Iraq could take more interest in September, when OPEC is likely to meet again.

By then, the country could be exporting more than a million barrels a day.

"I would think Iraq would at least be an observer but probably a participant," noted John Lichtblau, chairman of the New York-based Petroleum Industry Research Foundation.

Deputy oil ministers from the OPEC countries are slated to gather in Vienna, Austria, this week in preparation for the Doha session.

The cartel had long been expected to use the coming meeting to cut back production ceilings.

But with oil prices topping $30 a barrel, crude stocks remaining low and member states including Venezuela and Nigeria still struggling to meet their existing quotas, OPEC is under far less pressure to take such difficult action now.

Carroll and other U.S. officials are trying to steer clear of the debate over whether the new Iraq should remain in OPEC.

They say a new government should make that call. In fact, that's a decision a new administration could put off for years.

Iraq has not been subject to OPEC's production limits since the United Nations imposed sanctions on Saddam Hussein's government after the 1990 invasion of Kuwait.

Prior to the Persian Gulf War, Iraq was producing about 3 million barrels a day.

If new leadership in Baghdad opts to stay within the OPEC fold, that government could argue it should not be bound by any production limits until it again reaches 3 million barrels a day.

Iraq's oil fields currently are producing between 600,000 and 800,000 barrels a day, Carroll said.

That's only a fraction of the 2.5 million barrels a day Iraq was pumping before the war, but it's enough to meet the country's domestic demand of about 400,000 barrels a day.

Iraq, which boasts the third-largest oil reserves in the world, is unable to export any of those extra barrels right now because the country's storage capacity is full.

As a result, about 300,000 barrels a day of Iraq's current production is being reinjected into the ground.

Iraq is expected to resume crude exports within the next two weeks, ending a three-month interruption and providing a strong psychological boost to a nation that has suffered through war, deprivation and lawlessness.

An oil tanker will begin loading crude from Iraq's northern Kirkuk field at the Turkish port city of Ceyhan by late next week, Carroll said.

That means 1 million barrels of Iraqi crude could be steaming toward world markets by June 15.

Iraq won't need to boost domestic production immediately in order to crank up crude exports.

The nation has 8 million barrels of crude sitting in storage in Ceyhan, Lichtblau said.

But while the export business is ramping up, fuel shortages within the country remain a worry.

That's because while production may be high enough to meet domestic consumption, distribution bottlenecks remain.

Liquefied petroleum gas, for example, which the Iraqis use for cooking, is still in short supply.

And "the gasoline lines are considerably down, but they're still too long for my purposes," with the lines in Baghdad a particular problem, Carroll said.

To help ease the shortages, the U.S. Army Corps of Engineers, together with prime contractor Houston-based Halliburton Co. and the Iraqi oil ministry, is scrambling to repair natural gas processing facilities in the south and to double production from a refinery near Basra, Iraq's second-largest city.

The Iraqis have complained bitterly about how slowly the occupying forces have gotten the country's oil sector up and running again.

U.S. officials point to the widespread looting that has damaged much of the country's infrastructure.

But organizational delays have taken their toll as well.

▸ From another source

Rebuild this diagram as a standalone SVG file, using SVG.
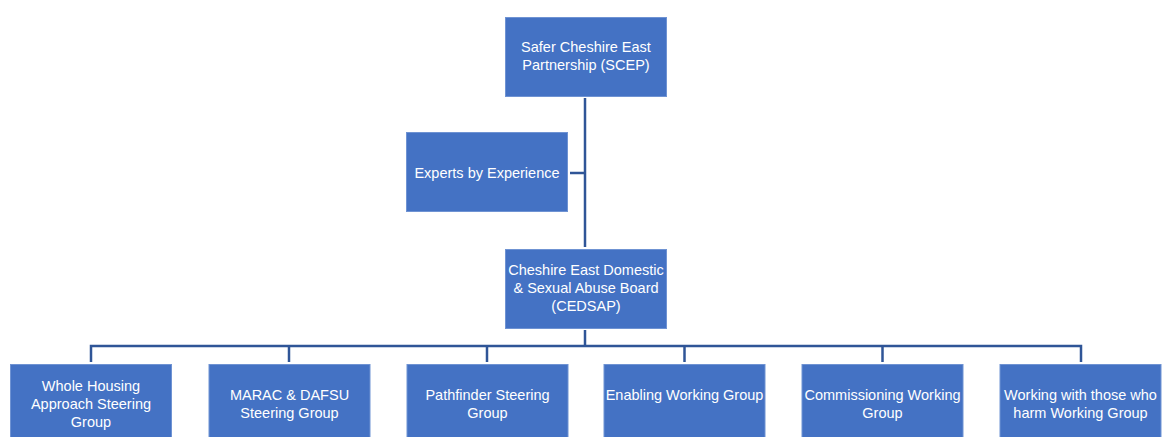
<svg xmlns="http://www.w3.org/2000/svg" width="1162" height="437" viewBox="0 0 1162 437">
<style>
.box{fill:#4472C4;stroke:#6F93D3;stroke-width:1}
.t{font-family:"Liberation Sans",Arial,sans-serif;font-size:14.5px;fill:#FFFFFF;text-anchor:middle}
.c{stroke:#2F5597;stroke-width:2.5;fill:none}
</style>
<rect width="1162" height="437" fill="#FFFFFF"/>
<g id="connectors">
<line class="c" x1="585" y1="98" x2="585" y2="247"/>
<line class="c" x1="570" y1="173" x2="585" y2="173"/>
<line class="c" x1="585" y1="330" x2="585" y2="346"/>
<polyline class="c" points="91,362 91,346 1081,346 1081,362"/>
<line class="c" x1="289" y1="346" x2="289" y2="362"/>
<line class="c" x1="487" y1="346" x2="487" y2="362"/>
<line class="c" x1="684.5" y1="346" x2="684.5" y2="362"/>
<line class="c" x1="882.5" y1="346" x2="882.5" y2="362"/>
</g>
<g id="scep">
<rect class="box" x="505.5" y="17.5" width="161" height="79"/>
<text class="t" x="586" y="52">Safer Cheshire East</text>
<text class="t" x="586" y="70">Partnership (SCEP)</text>
</g>
<g id="experts">
<rect class="box" x="406.5" y="132.5" width="161" height="79"/>
<text class="t" x="487" y="178">Experts by Experience</text>
</g>
<g id="cedsap">
<rect class="box" x="505.5" y="249.5" width="161" height="79"/>
<text class="t" x="586" y="275">Cheshire East Domestic</text>
<text class="t" x="586" y="293">&amp; Sexual Abuse Board</text>
<text class="t" x="586" y="311">(CEDSAP)</text>
</g>
<g id="whole-housing">
<rect class="box" x="10.5" y="364.5" width="161" height="79"/>
<text class="t" x="91" y="391">Whole Housing</text>
<text class="t" x="91" y="409">Approach Steering</text>
<text class="t" x="91" y="427">Group</text>
</g>
<g id="marac">
<rect class="box" x="209" y="364.5" width="161" height="79"/>
<text class="t" x="289.5" y="400">MARAC &amp; DAFSU</text>
<text class="t" x="289.5" y="418">Steering Group</text>
</g>
<g id="pathfinder">
<rect class="box" x="407" y="364.5" width="161" height="79"/>
<text class="t" x="487.5" y="400">Pathfinder Steering</text>
<text class="t" x="487.5" y="418">Group</text>
</g>
<g id="enabling">
<rect class="box" x="604" y="364.5" width="161" height="79"/>
<text class="t" x="684.5" y="400">Enabling Working Group</text>
</g>
<g id="commissioning">
<rect class="box" x="802" y="364.5" width="161" height="79"/>
<text class="t" x="882.5" y="400">Commissioning Working</text>
<text class="t" x="882.5" y="418">Group</text>
</g>
<g id="working-with">
<rect class="box" x="1000" y="364.5" width="161" height="79"/>
<text class="t" x="1080.5" y="400">Working with those who</text>
<text class="t" x="1080.5" y="418">harm Working Group</text>
</g>
</svg>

The Bush administration's plan calls for, initially, seven and eventually nine members to be appointed to Carroll's advisory panel, with Iraqi citizens comprising a majority.

Only three members have been appointed to date: Carroll, Thamer al-Ghadhban, a former planning director for the oil ministry who is now serving as its interim chief executive officer, and Fadhil Othman, a longtime executive with Iraq's State Oil Marketing Organization, known as Somo.

Carroll said he hopes to have the panel members in place by the end of the month.

Iraqis, however, remember how Saddam's regime restored basic services fairly quickly after the Persian Gulf War

"No matter how fair the comparison is, the U.S. is coming up short in the minds of the Iraqis," Alkadiri said. And as Baghdad prepared for what is likely to be a long, hot summer, explanations about institutional reforms or advisory panel organizations "aren't going to cut the mustard."